Reputation: 1197
So I am running a map function on a DataStream and within the map function I want to do a join of 2 separate DataSets. Just wondering if this is possible in Flink. I know that the map function itself runs as a separate task for separate partitions, so wondering if a distributed join is allowed inside a map function?
Upvotes: 0
Views: 847
Reputation: 711
If you are joining dataSet1 with dataSet2, and dataSet2 is not large. You can broadcast dataSet2 in map of dataSet1 by using withBroadcastSet operator. You can get the broadcasted dataSet2 in the map function by using getRuntimeContext().getBroadcastVariable. Then you can do the join by your self in the map function. To speed up the joining, you can transfer the data in dataSet2 into a map before broadcasting dataSet2. For example:
Map<Integer, String> testMap = new HashMap<>();
dateSet2 = flinkEnv.fromElements(testMap);
dateSet1.map(new TestRichMapper()).withBroadcastSet(dateSet2, "dateSet2");
In the RichMap Function, you can get dateSet2 and transfer it into a map as follows:
Map<Integer, String> testMap = getRuntimeContext().getBroadcastVariable("dateSet2").toArray()[0];
Upvotes: 1
Reputation: 1197
Ok, so turns out you cannot, as joining DataSets occur on a different context (ExecutionContext) than Stream processing (which happens on a StreamExecutionContext) and Flink does not allow operations with different execution context inside one another.
java.lang.IllegalArgumentException: The two inputs have different execution contexts.
at org.apache.flink.api.java.DataSet.checkSameExecutionContext(DataSet.java:1799)
at org.apache.flink.api.java.operators.TwoInputOperator.<init>(TwoInputOperator.java:42)
at org.apache.flink.api.java.operators.TwoInputUdfOperator.<init>(TwoInputUdfOperator.java:80)
at org.apache.flink.api.java.operators.CrossOperator.<init>(CrossOperator.java:90)
at org.apache.flink.api.java.operators.CrossOperator$DefaultCross.<init>(CrossOperator.java:150)
at org.apache.flink.api.java.DataSet.crossWithTiny(DataSet.java:1088)
at org.myorg.quickstart.MessageStreamProcessor$MessageProcessor.processElement(MessageStreamProcessor.java:138)
at org.myorg.quickstart.MessageStreamProcessor$MessageProcessor.processElement(MessageStreamProcessor.java:125)
at org.apache.flink.streaming.api.operators.KeyedProcessOperator.processElement(KeyedProcessOperator.java:94)
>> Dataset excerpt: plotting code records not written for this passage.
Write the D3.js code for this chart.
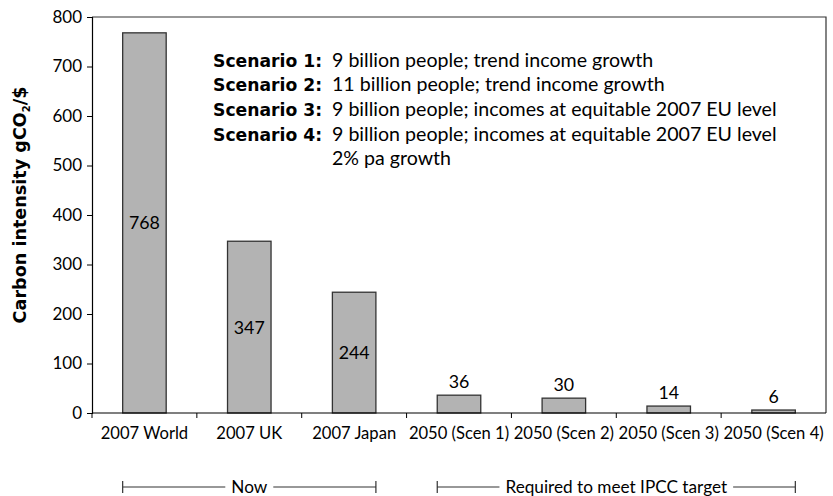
<!DOCTYPE html>
<html>
<head>
<meta charset="utf-8">
<script src="https://cdn.jsdelivr.net/npm/d3@7"></script>
<style>
  html, body { margin: 0; padding: 0; background: #fff; }
  svg { display: block; font-family: Lato, "Open Sans", sans-serif; }
</style>
</head>
<body>
<svg id="chart" width="833" height="496"></svg>
<script>
const categories = ["2007 World", "2007 UK", "2007 Japan", "2050 (Scen 1)", "2050 (Scen 2)", "2050 (Scen 3)", "2050 (Scen 4)"];
const values = [768, 347, 244, 36, 30, 14, 6];
const yTicks = [0, 100, 200, 300, 400, 500, 600, 700, 800];
const scenarioNames = ["Scenario 1:", "Scenario 2:", "Scenario 3:", "Scenario 4:", ""];
const scenarioTexts = [
  "9 billion people; trend income growth",
  "11 billion people; trend income growth",
  "9 billion people; incomes at equitable 2007 EU level",
  "9 billion people; incomes at equitable 2007 EU level",
  "2% pa growth"
];
const groupLabels = ["Now", "Required to meet IPCC target"];
const groupStart = [0, 3];
const groupEnd = [2, 6];

const svg = d3.select("#chart");
const margin = { left: 92, right: 7, top: 17, bottom: 83 };
const W = 833, H = 496;
const x0 = margin.left, x1 = W - margin.right, yTop = margin.top, yBot = H - margin.bottom;
const boldFont = "'DejaVu Sans', sans-serif";

const x = d3.scaleBand().domain(categories).range([x0, x1]).paddingInner(0.585).paddingOuter(0.2925);
const band = d3.scaleBand().domain(categories).range([x0, x1]).padding(0);
const y = d3.scaleLinear().domain([0, 800]).range([yBot, yTop]);

const dark = "#333";

// frame (top + right)
svg.append("path")
  .attr("d", `M${x0},${yTop}H${x1}V${yBot}`)
  .attr("fill", "none").attr("stroke", dark).attr("stroke-width", 1.2);

// bars
svg.append("g").selectAll("rect").data(values).join("rect")
  .attr("x", (d, i) => x(categories[i]))
  .attr("y", d => y(d))
  .attr("width", x.bandwidth())
  .attr("height", d => y(0) - y(d))
  .attr("fill", "#b3b3b3")
  .attr("stroke", dark).attr("stroke-width", 1.3);

// y axis
const yAxis = svg.append("g").attr("transform", `translate(${x0},0)`)
  .call(d3.axisLeft(y).tickValues(yTicks).tickSize(5).tickPadding(5).tickFormat(d3.format("d")));
yAxis.select(".domain").attr("stroke", "#000").attr("stroke-width", 1.2);
yAxis.selectAll(".tick line").attr("stroke", "#000");
yAxis.selectAll("text").attr("font-size", 17).attr("fill", "#000").attr("font-family", "Lato, sans-serif");

// x axis: ticks at band boundaries
const boundaries = categories.map(c => band(c));
const xAxisG = svg.append("g");
xAxisG.append("line").attr("x1", x0).attr("x2", x1).attr("y1", yBot).attr("y2", yBot)
  .attr("stroke", "#000").attr("stroke-width", 1.2);
xAxisG.selectAll("line.tk").data(boundaries).join("line").attr("class", "tk")
  .attr("x1", d => d).attr("x2", d => d).attr("y1", yBot).attr("y2", yBot + 5)
  .attr("stroke", "#000");
xAxisG.selectAll("text").data(categories).join("text")
  .attr("x", d => band(d) + band.bandwidth() / 2)
  .attr("y", yBot + 26)
  .attr("text-anchor", "middle")
  .attr("font-size", 16.6)
  .attr("fill", "#000")
  .text(d => d);

// value labels
svg.append("g").selectAll("text").data(values).join("text")
  .attr("x", (d, i) => x(categories[i]) + x.bandwidth() / 2)
  .attr("y", d => d > 100 ? (y(d) + y(0)) / 2 + 6.5 : y(d) - 7.5)
  .attr("text-anchor", "middle")
  .attr("font-size", 17.8)
  .attr("fill", "#000")
  .text(d => d);

// y axis title
const yt = svg.append("text")
  .attr("transform", `translate(26,205) rotate(-90)`)
  .attr("text-anchor", "middle")
  .attr("font-family", boldFont)
  .attr("font-size", 17.6).attr("font-weight", "bold").attr("fill", "#000");
yt.append("tspan").text("Carbon intensity gCO");
yt.append("tspan").attr("font-size", 10).attr("dy", 4).text("2");
yt.append("tspan").attr("dy", -4).text("/$");

// scenario legend
const leg = svg.append("g");
scenarioTexts.forEach((t, i) => {
  const ly = 66.5 + i * 24.7;
  leg.append("text").attr("x", 213).attr("y", ly)
    .attr("font-family", boldFont)
    .attr("font-size", 17.2).attr("font-weight", "bold").attr("fill", "#000")
    .text(scenarioNames[i]);
  leg.append("text").attr("x", 332).attr("y", ly)
    .attr("font-size", 19.6).attr("fill", "#000")
    .text(t);
});

// group brackets
const gy = 487;
groupLabels.forEach((lab, i) => {
  const a = x(categories[groupStart[i]]);
  const b = x(categories[groupEnd[i]]) + x.bandwidth();
  const mid = (a + b) / 2;
  const g = svg.append("g");
  const txt = g.append("text").attr("x", mid).attr("y", gy + 6)
    .attr("text-anchor", "middle").attr("font-size", 17.2).attr("fill", "#000").text(lab);
  const w = txt.node().getComputedTextLength();
  const gap = 6;
  g.append("path")
    .attr("d", `M${a},${gy - 6}V${gy + 6}M${a},${gy}H${mid - w / 2 - gap}M${mid + w / 2 + gap},${gy}H${b}M${b},${gy - 6}V${gy + 6}`)
    .attr("fill", "none").attr("stroke", dark).attr("stroke-width", 1.2);
});
</script>
</body>
</html>
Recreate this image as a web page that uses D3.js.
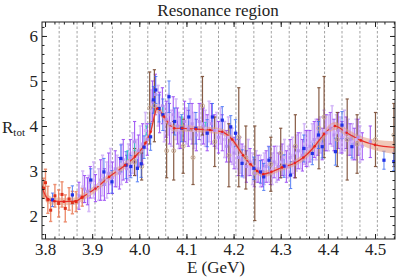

at org.apache.flink.streaming.runtime.io.StreamInputProcessor.processInput(StreamInputProcessor.java:207)
at org.apache.flink.streaming.runtime.tasks.OneInputStreamTask.run(OneInputStreamTask.java:69)
at org.apache.flink.streaming.runtime.tasks.StreamTask.invoke(StreamTask.java:264)
at org.apache.flink.runtime.taskmanager.Task.run(Task.java:718)
Upvotes: 1